After signing Tim Wakefield, then Red Sox general manager Dan Duquette brought in Hall of Fame knuckleballer Phil Niekro as a sort of mentor for Wakefield. Along the way Wakefield had discovered that when he was struggling most pitching coaches did not possess the wherewithal to help him. Phil Niekro spoke Tim's language and was intimately aware of the struggles he was experiencing. Niekro imparted a set of basic precepts to his eager young student that have served him extremely well throughout his career. And as a result Tim Wakefield rose from the scrap heap to have a long and productive career in a Red Sox uniform.

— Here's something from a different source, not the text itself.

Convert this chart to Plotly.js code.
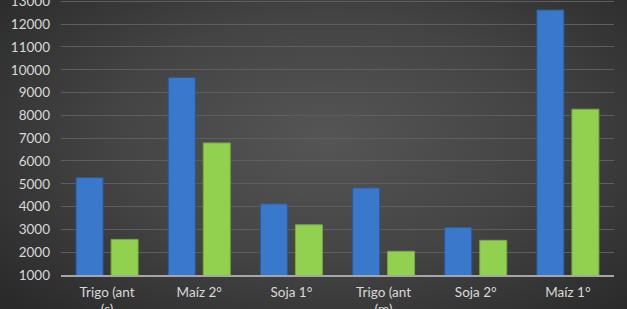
<!DOCTYPE html>
<html>
<head>
<meta charset="utf-8">
<script src="https://cdn.plot.ly/plotly-3.0.1.min.js"></script>
<style>
  html, body { margin: 0; padding: 0; width: 627px; height: 309px; overflow: hidden; }
  body { background: radial-gradient(ellipse 68% 78% at 52% 45%, #555555 0%, #444444 50%, #2a2a2a 100%); }
  #chart { width: 627px; height: 309px; }
</style>
</head>
<body>
<div id="chart"></div>
<script>
const categories = ["Trigo (ant<br>(s)", "Maíz 2°", "Soja 1°", "Trigo (ant<br>(m)", "Soja 2°", "Maíz 1°"];
const seriesBlue = [5270, 9660, 4120, 4820, 3090, 12620];
const seriesGreen = [2560, 6790, 3200, 2040, 2520, 8270];
const yTicks = [1000, 2000, 3000, 4000, 5000, 6000, 7000, 8000, 9000, 10000, 11000, 12000, 13000];

const traces = [
  {
    type: "bar", x: categories, y: seriesBlue, name: "Serie 1",
    marker: { color: "#3a78cc", line: { color: "#2a5a9e", width: 1 } }
  },
  {
    type: "bar", x: categories, y: seriesGreen, name: "Serie 2",
    marker: { color: "#92d050", line: { color: "#74ad38", width: 1 } }
  }
];

const layout = {
  width: 627, height: 309,
  margin: { l: 61, r: 13, t: 0, b: 34 },
  paper_bgcolor: "rgba(0,0,0,0)",
  plot_bgcolor: "rgba(0,0,0,0)",
  showlegend: false,
  barmode: "group",
  bargap: 0.24,
  bargroupgap: 0.23,
  font: { family: "Lato, 'Open Sans', sans-serif", size: 13.5, color: "#d9d9d9" },
  xaxis: {
    type: "category",
    showgrid: false,
    showline: true, linecolor: "#a6a6a6", linewidth: 1.5,
    ticks: "", ticklabelstandoff: 4,
    ticklabeloverflow: "allow",
    tickfont: { size: 13.5, color: "#d9d9d9" },
    fixedrange: true
  },
  yaxis: {
    range: [1000, 13060],
    tickvals: yTicks,
    ticktext: yTicks.map(String),
    showgrid: true, gridcolor: "#5e5e5e", gridwidth: 1,
    zeroline: false, showline: false,
    ticks: "", ticklabelstandoff: 10,
    ticklabeloverflow: "allow",
    tickfont: { size: 13.5, color: "#d9d9d9" },
    fixedrange: true
  }
};

Plotly.newPlot("chart", traces, layout, { displayModeBar: false, staticPlot: true });
</script>
</body>
</html>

"Knuckler: My Life with Baseball's Most Confounding Pitch" presents a comprehensive overview of Tim Wakefield's entire baseball career. What I discovered along the way is that "Wake" has really been a much better pitcher than I had ever realized. Tim has done it all over 19 seasons in the big leagues and continues to be one of the games most respected players. With so many screwed-up celebrities and athletes out there it is quite refreshing to read about a man who is so generous and humble. Now as to the book itself I must agree with another reviewer who found it extremely curious that the entire book was written in the third person. Very strange. "Knuckler" was supposedly written by Tim Wakefield along with Tony Massarotti who is a sports columnist for The Boston Herald so you would expect that much of the book would be in the first person. Furthermore, at several junctures in the book you got the clear impression that Tim Wakefield has already retired from the game. Happily this is just not the case. Tim Wakefield continues to be a valuable member of the Red Sox pitching staff. In fact, this past Sunday afternoon I watched Tim post his 199th career win in a game against the Seattle Mariners. Whether you are a baseball fan in general or a Red Sox fan in particular my hunch is that you would enjoy "Knuckler". So pull up a chair, break open a brew and enjoy! Quirks aside this is still great summer reading! Recommended.